Las segundas temporadas no suelen ser buenas, como las segundas partes de las pelis. Cuanto más imprevisible y original es una serie, más difícil es mantenerla en el aire sin que el tinglado se derrumbe o el interés se apague y la historia avance por inercia, como uno de esos matrimonios que duermen en camas separadas. Cualquiera que haya intentado escribir una historia larga sabe que lo fácil es empezarla y lo difícil es continuarla. Por eso se inventaron los finales abiertos, para salvar la honrilla de los narradores que se pierden en los bosques que ellos mismos plantaron.

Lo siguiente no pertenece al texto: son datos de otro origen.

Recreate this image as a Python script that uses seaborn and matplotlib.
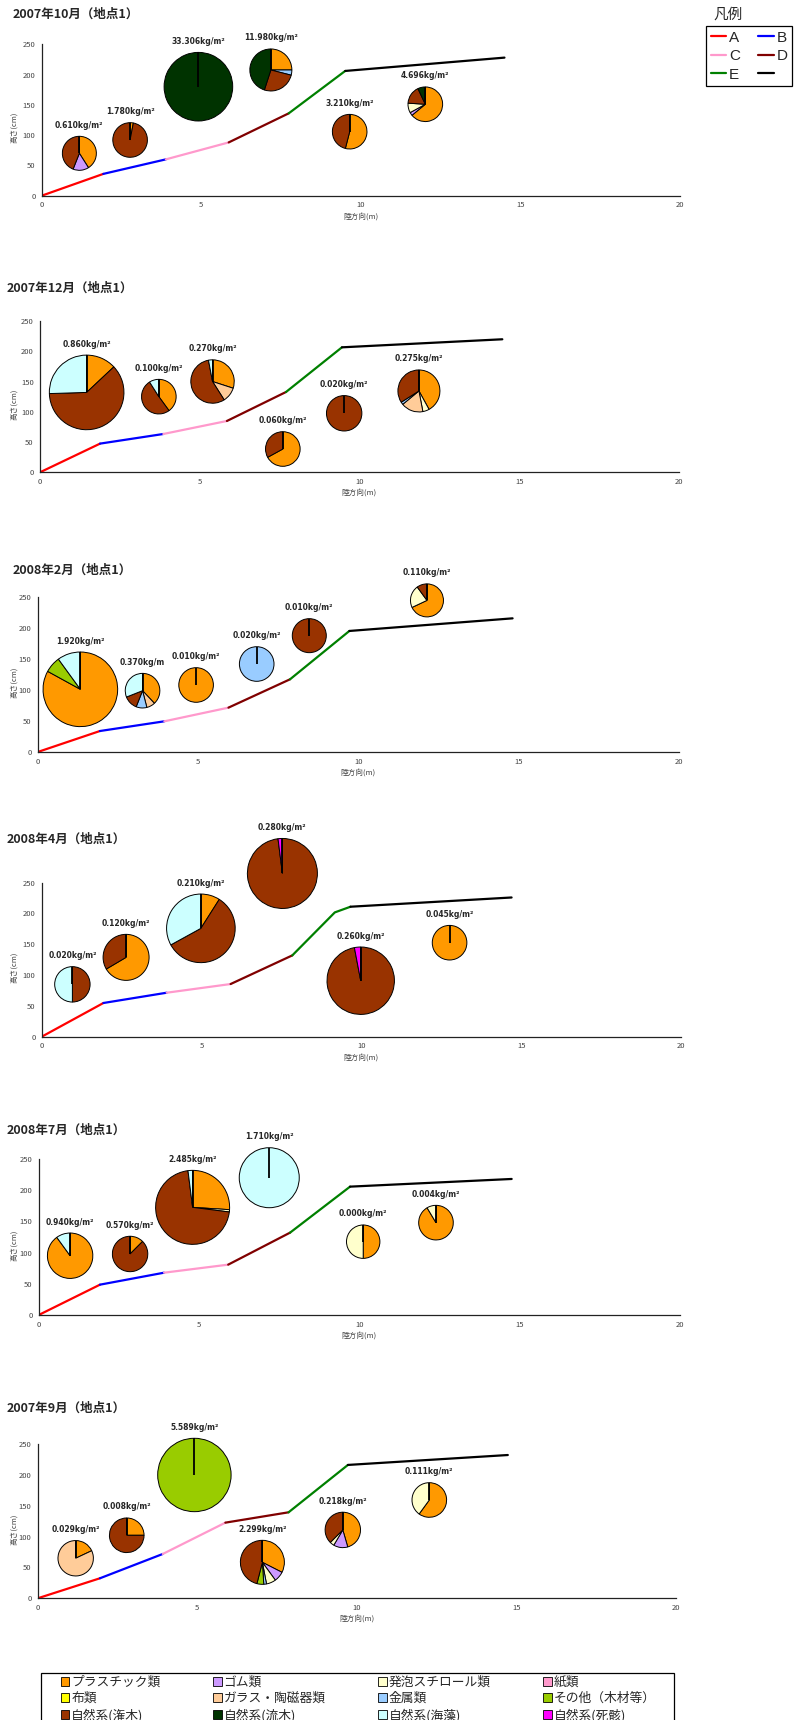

La primera temporada de Cardo fue un directo en la mandíbula con final cerrado. No solo estaba bien dejar la historia ahí, sino que parecía imposible continuarla. Por eso, los tres capítulos de la segunda temporada que llevo vistos (hoy se cuelga el cuarto en Atresplayer) me han convertido en un devoto del anarrujismo. Me quito el cráneo ante el talento de Ana Rujas, que nos cuenta una historia de soledad y redención como nunca la habíamos visto, con una libertad y una falta absoluta de complacencia hacia el espectador, al que lleva de la mano —a veces, a rastras— por andurriales ciertamente incómodos que quedan más allá del kitsch, de la cárcel y de Carabanchel.
Rujas y su socia, Claudia Costafreda, son castizas y posmodernas, localísimas y universales, cómicas y trágicas. Dicen por ahí que la serie retrata a la generación nacida en la década de 1990. Yo creo que solo se retrata a sí misma y a sus personajes, a la angustia de esa María recién salida de la cárcel y conversa a un cristianismo neobarroco que no se parece a nada, tan solo a esos versos de Teresa de Jesús a los que se encomienda como nosotros nos entregamos a Santa Ana Rujas.